Our @ASQJournal Paper is Online! Here Are 10 Salient Quotes From It


Click to access ASQ article pageI recently blogged about the construct of cultural tightness, and about the paper that we wrote about cultural tightness and creativity on a global scale, which got accepted in ASQ.

The article, now called “The Impact of Culture on Creativity, How Cultural Tightness and Cultural Distance Affect Global Innovation Crowdsourcing Work,” is now online, published before print publication probably mid-2015. Here are 10 quotes from the article.

First, here is our abstract taken directly from the ASQ article page (drop me an email if you would like me to send you the article if you don’t have access to it with your university or library access). The abstract – like the article – was substantially shortened:

This paper advances a new theoretical model to understand the effect of culture on creativity in a global context. We theorize that creativity engagement and success depend on the cultural tightness—the extent to which a country is characterized by strong social norms and low tolerance for deviant behaviors—of both an innovator’s country and the audience’s country, as well as the cultural distance between these two countries. Using field data from a global online crowdsourcing platform that organizes creative contests for consumer-product brands, supplemented by interviews with marketing experts, we found that individuals from tight cultures are less likely than counterparts from loose cultures to engage in and succeed at foreign creative tasks; this effect is intensified as the cultural distance between the innovator’s and the audience’s country increases. Additionally, tight cultures are less receptive to foreign creative ideas. But we also found that in certain circumstances—when members of a tight culture do creative work in their own or culturally close countries—cultural tightness can actually promote creativity success. This finding implies that some degree of convergent thinking as engendered by tight cultures could be beneficial for creativity, challenging the dominant view in creativity research that divergent thinking is a prerequisite for creative performance.

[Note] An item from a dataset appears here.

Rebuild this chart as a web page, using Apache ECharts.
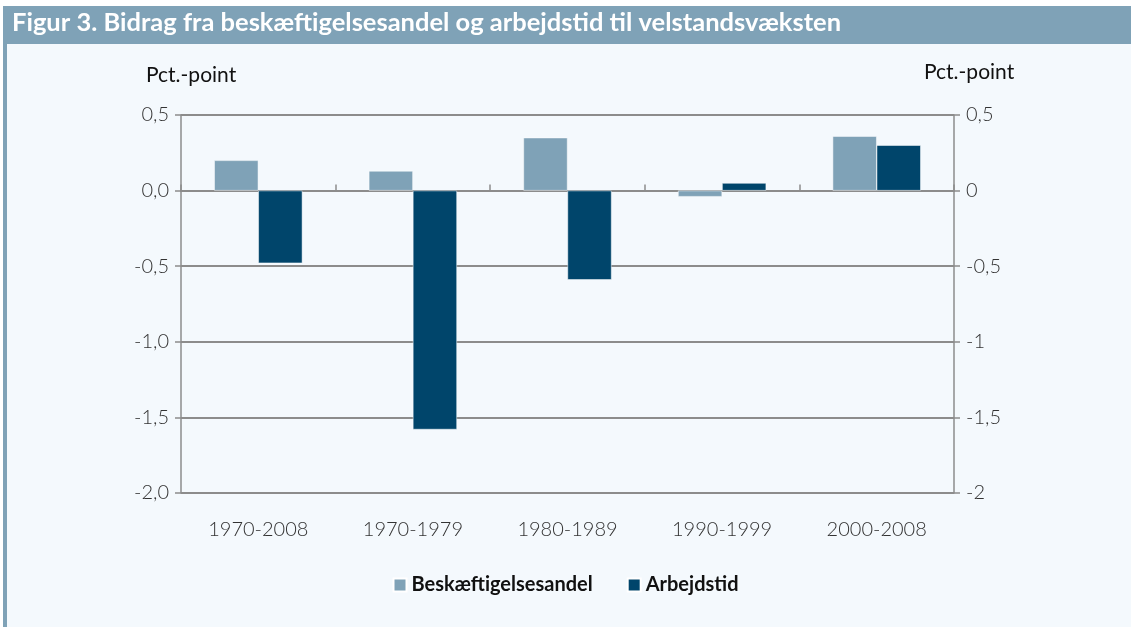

10 quotes from our article:

1 – In the introduction, when we introduce the topic and why it’s interesting to look at creativity on a global scale:

With the globalization of business, creative tasks themselves have begun to transcend national boundaries.

2 – The theoretical gap that we identified in the literature is that very little has been written about cross-border creative activity:

We still lack a theoretical exposition and empirical demonstration of how a country’s culture influences its people’s motivation and ability to innovate both within and outside their own country.

3 – Generally, the idea that creativity is socially constructed has already been proposed in the literature:

The success of creativity depends in part on the extent to which an audience is receptive to the proposed new ideas [because] whether an idea is considered creative is socially constructed.

4 – Jumping to the results, here’s a quote about one of our key findings about cultural tightness and cross-cultural creativity:

We found that an individual from a tight culture is less likely than a counterpart from a loose culture to engage in and succeed at foreign creative tasks that are culturally distant.

5 – Why so? We posit that people from tight cultures may be less motivated to engage in culturally unfamiliar creative tasks:

From a motivational perspective, it could be that individuals from tight cultures find it challenging to work with unfamiliar foreign ideas.

6 – We also look at the culture of the creative task’s audience country, which is novel in the literature, and find that:

The tighter the culture of the audience country, the lower the likelihood of creativity success in that country for foreign entrants.

7 – While cultural tightness hinders inter-cultural creative activity & success, the effect on intra-cultural creative tasks is reversed, which is one of our counter-intuitive findings:

For local creative tasks, contrary to what current theorizing would predict, cultural tightness increases the likelihood of engagement and success.

8 – In sum, our paper (which advances a “Cultural Alignment Model of Global Creativity”) explains that there needs to be a cultural fit between cultures in cross-border creative tasks:

Creativity [depends] on whether there is some degree of cultural alignment between the innovator’s country and the audience country.

9 – When it comes to open innovation and crowdsourcing research, looking at the crowd as a culturally heterogeneous (and proving that it impacts participation and success) is novel too:

To our knowledge, our work is the first to investigate how the cultural heterogeneity of crowds (participants) and companies (clients) affects participation and performance in global creative problem solving

10 – As I concluded in my talk about culturally diverse crowds recently, this research might be a starting point for much more research about cultural tightness, cross-cultural creativity and culturally diverse crowds:

We believe that this research provides a good starting point for scholars to further study the impact of culture on creativity

A final, related note:

Have a look at another ASQ paper that got published online on the same day, called “Creativity from Constraint? How the Political Correctness Norm Influences Creativity in Mixed-sex Work Groups.” Using evidence from two group experiments, it tests theory on the effects of imposing a political correctness norm (clear expectations for how men and women should interact) on reducing interaction uncertainty and boosting creativity in groups. The paper show that the political correctness norm promotes (rather than suppresses) the free expression of ideas by reducing the uncertainty and signaling that the group is predictable enough to share more — and more-novel — ideas. It’s another cool paper that looks at the impact of norms on creativity, with a rather counter-intuitive finding, which is why I encourage you to read it.